Aim: Reproduce every line of the material below, but drop the pictures.

Provided data:
********

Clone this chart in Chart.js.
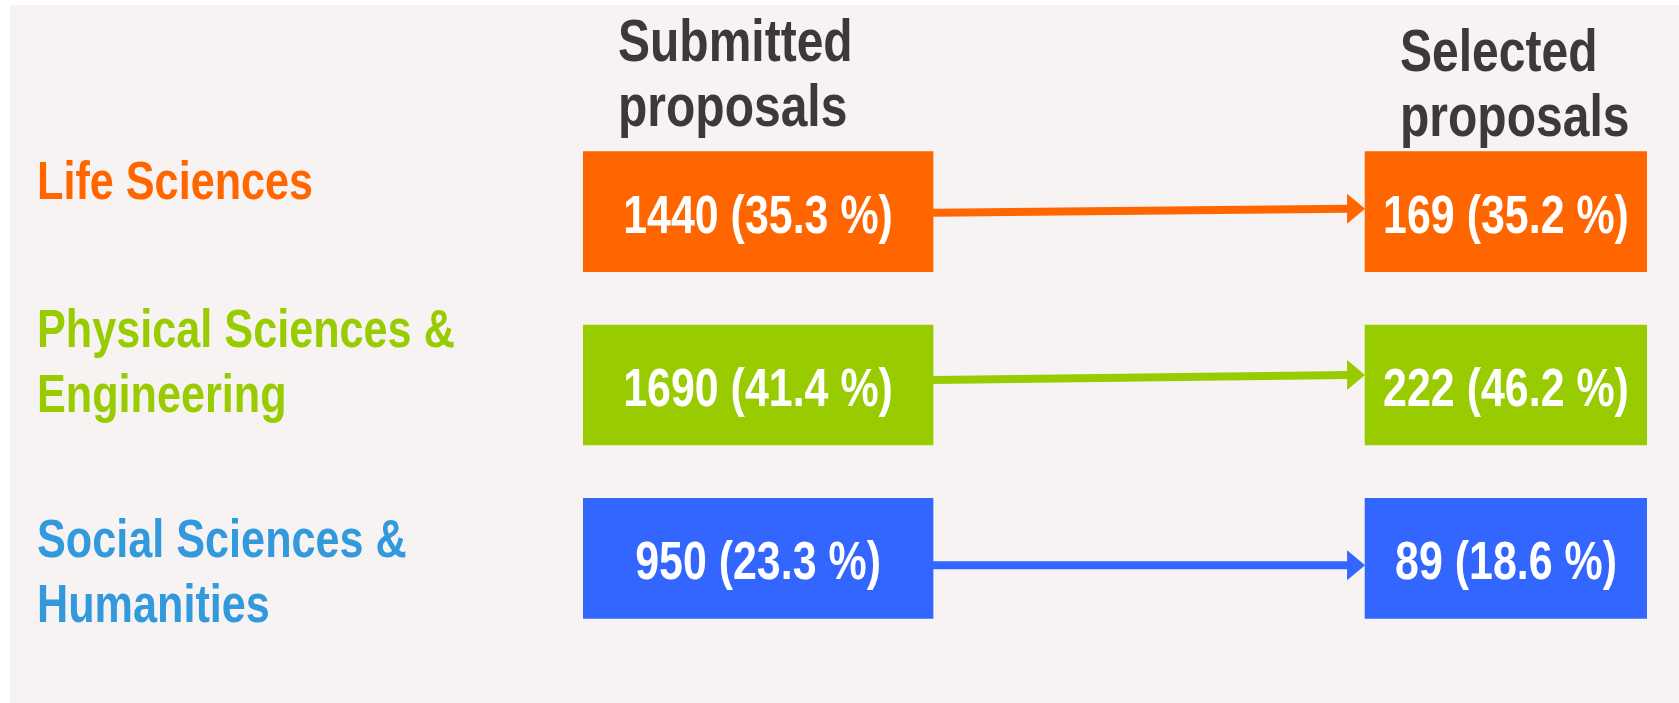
<!DOCTYPE html>
<html>
<head>
<meta charset="utf-8">
<script src="https://cdn.jsdelivr.net/npm/chart.js@4.4.0/dist/chart.umd.min.js"></script>
<style>
  html, body { margin: 0; padding: 0; background: #ffffff; }
  #wrap { width: 1679px; height: 703px; }
</style>
</head>
<body>
<div id="wrap"><canvas id="chart" width="1679" height="703"></canvas></div>
<script>
// data
let fields = ['Life Sciences', 'Physical Sciences & Engineering', 'Social Sciences & Humanities'];
let fieldLines = [['Life Sciences'], ['Physical Sciences &', 'Engineering'], ['Social Sciences &', 'Humanities']];
let columns = ['Submitted proposals', 'Selected proposals'];
let columnLines = [['Submitted', 'proposals'], ['Selected', 'proposals']];
let submitted = [1440, 1690, 950];
let submittedPct = [35.3, 41.4, 23.3];
let selected = [169, 222, 89];
let selectedPct = [35.2, 46.2, 18.6];

// look and layout
let boxColors = ['#ff6600', '#99cc00', '#3366ff'];
let labelColors = ['#ff6600', '#99cc00', '#3399dd'];
let headColor = '#3f3838';
let bgColor = '#f7f3f3';
let colSpans = [[0, 0.329], [0.735, 1]];
let labelDy = [-13, -38, -1];
let arrowDy = [[1, -3], [-5, -10], [7, 7]];
let headDy = [-91, -81];
let fontFamily = "'Liberation Sans', Arial, sans-serif";

function drawText(ctx, text, x, y, size, color, align, sx) {
  ctx.save();
  ctx.translate(x, y);
  ctx.scale(sx, 1);
  ctx.font = 'bold ' + size + 'px ' + fontFamily;
  ctx.fillStyle = color;
  ctx.textAlign = align;
  ctx.textBaseline = 'alphabetic';
  ctx.fillText(text, 0, 0);
  ctx.restore();
}

function drawArrow(ctx, x1, y1, x2, y2, color) {
  let headLen = 18, headHalf = 15;
  ctx.save();
  ctx.strokeStyle = color;
  ctx.fillStyle = color;
  ctx.lineWidth = 8;
  ctx.beginPath();
  ctx.moveTo(x1, y1);
  ctx.lineTo(x2 - headLen + 2, y2);
  ctx.stroke();
  ctx.beginPath();
  ctx.moveTo(x2, y2);
  ctx.lineTo(x2 - headLen, y2 - headHalf);
  ctx.lineTo(x2 - headLen, y2 + headHalf);
  ctx.closePath();
  ctx.fill();
  ctx.restore();
}

let bgPlugin = {
  id: 'bg',
  beforeDraw(chart) {
    let ctx = chart.ctx;
    ctx.save();
    ctx.fillStyle = '#ffffff';
    ctx.fillRect(0, 0, chart.width, chart.height);
    ctx.fillStyle = bgColor;
    ctx.fillRect(10, 5, chart.width - 10, chart.height - 5);
    ctx.restore();
  }
};

let textPlugin = {
  id: 'texts',
  afterDatasetsDraw(chart) {
    let ctx = chart.ctx;
    let subMeta = chart.getDatasetMeta(0).data;
    let selMeta = chart.getDatasetMeta(1).data;

    // column headers
    [subMeta[0], selMeta[0]].forEach((bar, c) => {
      let top = bar.y - bar.height / 2;
      columnLines[c].forEach((line, k) => {
        drawText(ctx, line, bar.base + 35, top + headDy[c] + k * 65, 60, headColor, 'left', 0.8);
      });
    });

    for (let i = 0; i < fields.length; i++) {
      let a = subMeta[i], b = selMeta[i];

      // field label on the left
      fieldLines[i].forEach((line, k) => {
        drawText(ctx, line, 37, a.y + labelDy[i] + k * 65, 54, labelColors[i], 'left', 0.8);
      });

      // arrow between boxes
      drawArrow(ctx, a.x, a.y + arrowDy[i][0], b.base, b.y + arrowDy[i][1], boxColors[i]);

      // numbers in boxes
      let t1 = submitted[i] + ' (' + submittedPct[i].toFixed(1) + ' %)';
      let t2 = selected[i] + ' (' + selectedPct[i].toFixed(1) + ' %)';
      drawText(ctx, t1, (a.base + a.x) / 2, a.y + 21, 53, '#ffffff', 'center', 0.81);
      drawText(ctx, t2, (b.base + b.x) / 2, b.y + 21, 53, '#ffffff', 'center', 0.81);
    }
  }
};

let chart = new Chart(document.getElementById('chart'), {
  type: 'bar',
  data: {
    labels: fields,
    datasets: columns.map((name, c) => ({
      label: name,
      data: fields.map(() => colSpans[c].slice()),
      backgroundColor: boxColors,
      borderWidth: 0,
      grouped: false,
      barThickness: 120
    }))
  },
  options: {
    indexAxis: 'y',
    responsive: false,
    animation: false,
    layout: { padding: { left: 583, right: 32, top: 125, bottom: 58 } },
    plugins: {
      legend: { display: false },
      tooltip: { enabled: false }
    },
    scales: {
      x: { type: 'linear', min: 0, max: 1, display: false },
      y: { type: 'category', display: false, offset: true }
    }
  },
  plugins: [bgPlugin, textPlugin]
});
</script>
</body>
</html>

********

Written response:
Clone this chart in Chart.js.
<!DOCTYPE html>
<html>
<head>
<meta charset="utf-8">
<script src="https://cdn.jsdelivr.net/npm/chart.js@4.4.0/dist/chart.umd.min.js"></script>
<style>
  html, body { margin: 0; padding: 0; background: #ffffff; }
  #wrap { width: 1679px; height: 703px; }
</style>
</head>
<body>
<div id="wrap"><canvas id="chart" width="1679" height="703"></canvas></div>
<script>
// data
let fields = ['Life Sciences', 'Physical Sciences & Engineering', 'Social Sciences & Humanities'];
let fieldLines = [['Life Sciences'], ['Physical Sciences &', 'Engineering'], ['Social Sciences &', 'Humanities']];
let columns = ['Submitted proposals', 'Selected proposals'];
let columnLines = [['Submitted', 'proposals'], ['Selected', 'proposals']];
let submitted = [1440, 1690, 950];
let submittedPct = [35.3, 41.4, 23.3];
let selected = [169, 222, 89];
let selectedPct = [35.2, 46.2, 18.6];

// look and layout
let boxColors = ['#ff6600', '#99cc00', '#3366ff'];
let labelColors = ['#ff6600', '#99cc00', '#3399dd'];
let headColor = '#3f3838';
let bgColor = '#f7f3f3';
let colSpans = [[0, 0.329], [0.735, 1]];
let labelDy = [-13, -38, -1];
let arrowDy = [[1, -3], [-5, -10], [7, 7]];
let headDy = [-91, -81];
let fontFamily = "'Liberation Sans', Arial, sans-serif";

function drawText(ctx, text, x, y, size, color, align, sx) {
  ctx.save();
  ctx.translate(x, y);
  ctx.scale(sx, 1);
  ctx.font = 'bold ' + size + 'px ' + fontFamily;
  ctx.fillStyle = color;
  ctx.textAlign = align;
  ctx.textBaseline = 'alphabetic';
  ctx.fillText(text, 0, 0);
  ctx.restore();
}

function drawArrow(ctx, x1, y1, x2, y2, color) {
  let headLen = 18, headHalf = 15;
  ctx.save();
  ctx.strokeStyle = color;
  ctx.fillStyle = color;
  ctx.lineWidth = 8;
  ctx.beginPath();
  ctx.moveTo(x1, y1);
  ctx.lineTo(x2 - headLen + 2, y2);
  ctx.stroke();
  ctx.beginPath();
  ctx.moveTo(x2, y2);
  ctx.lineTo(x2 - headLen, y2 - headHalf);
  ctx.lineTo(x2 - headLen, y2 + headHalf);
  ctx.closePath();
  ctx.fill();
  ctx.restore();
}

let bgPlugin = {
  id: 'bg',
  beforeDraw(chart) {
    let ctx = chart.ctx;
    ctx.save();
    ctx.fillStyle = '#ffffff';
    ctx.fillRect(0, 0, chart.width, chart.height);
    ctx.fillStyle = bgColor;
    ctx.fillRect(10, 5, chart.width - 10, chart.height - 5);
    ctx.restore();
  }
};

let textPlugin = {
  id: 'texts',
  afterDatasetsDraw(chart) {
    let ctx = chart.ctx;
    let subMeta = chart.getDatasetMeta(0).data;
    let selMeta = chart.getDatasetMeta(1).data;

    // column headers
    [subMeta[0], selMeta[0]].forEach((bar, c) => {
      let top = bar.y - bar.height / 2;
      columnLines[c].forEach((line, k) => {
        drawText(ctx, line, bar.base + 35, top + headDy[c] + k * 65, 60, headColor, 'left', 0.8);
      });
    });

    for (let i = 0; i < fields.length; i++) {
      let a = subMeta[i], b = selMeta[i];

      // field label on the left
      fieldLines[i].forEach((line, k) => {
        drawText(ctx, line, 37, a.y + labelDy[i] + k * 65, 54, labelColors[i], 'left', 0.8);
      });

      // arrow between boxes
      drawArrow(ctx, a.x, a.y + arrowDy[i][0], b.base, b.y + arrowDy[i][1], boxColors[i]);

      // numbers in boxes
      let t1 = submitted[i] + ' (' + submittedPct[i].toFixed(1) + ' %)';
      let t2 = selected[i] + ' (' + selectedPct[i].toFixed(1) + ' %)';
      drawText(ctx, t1, (a.base + a.x) / 2, a.y + 21, 53, '#ffffff', 'center', 0.81);
      drawText(ctx, t2, (b.base + b.x) / 2, b.y + 21, 53, '#ffffff', 'center', 0.81);
    }
  }
};

let chart = new Chart(document.getElementById('chart'), {
  type: 'bar',
  data: {
    labels: fields,
    datasets: columns.map((name, c) => ({
      label: name,
      data: fields.map(() => colSpans[c].slice()),
      backgroundColor: boxColors,
      borderWidth: 0,
      grouped: false,
      barThickness: 120
    }))
  },
  options: {
    indexAxis: 'y',
    responsive: false,
    animation: false,
    layout: { padding: { left: 583, right: 32, top: 125, bottom: 58 } },
    plugins: {
      legend: { display: false },
      tooltip: { enabled: false }
    },
    scales: {
      x: { type: 'linear', min: 0, max: 1, display: false },
      y: { type: 'category', display: false, offset: true }
    }
  },
  plugins: [bgPlugin, textPlugin]
});
</script>
</body>
</html>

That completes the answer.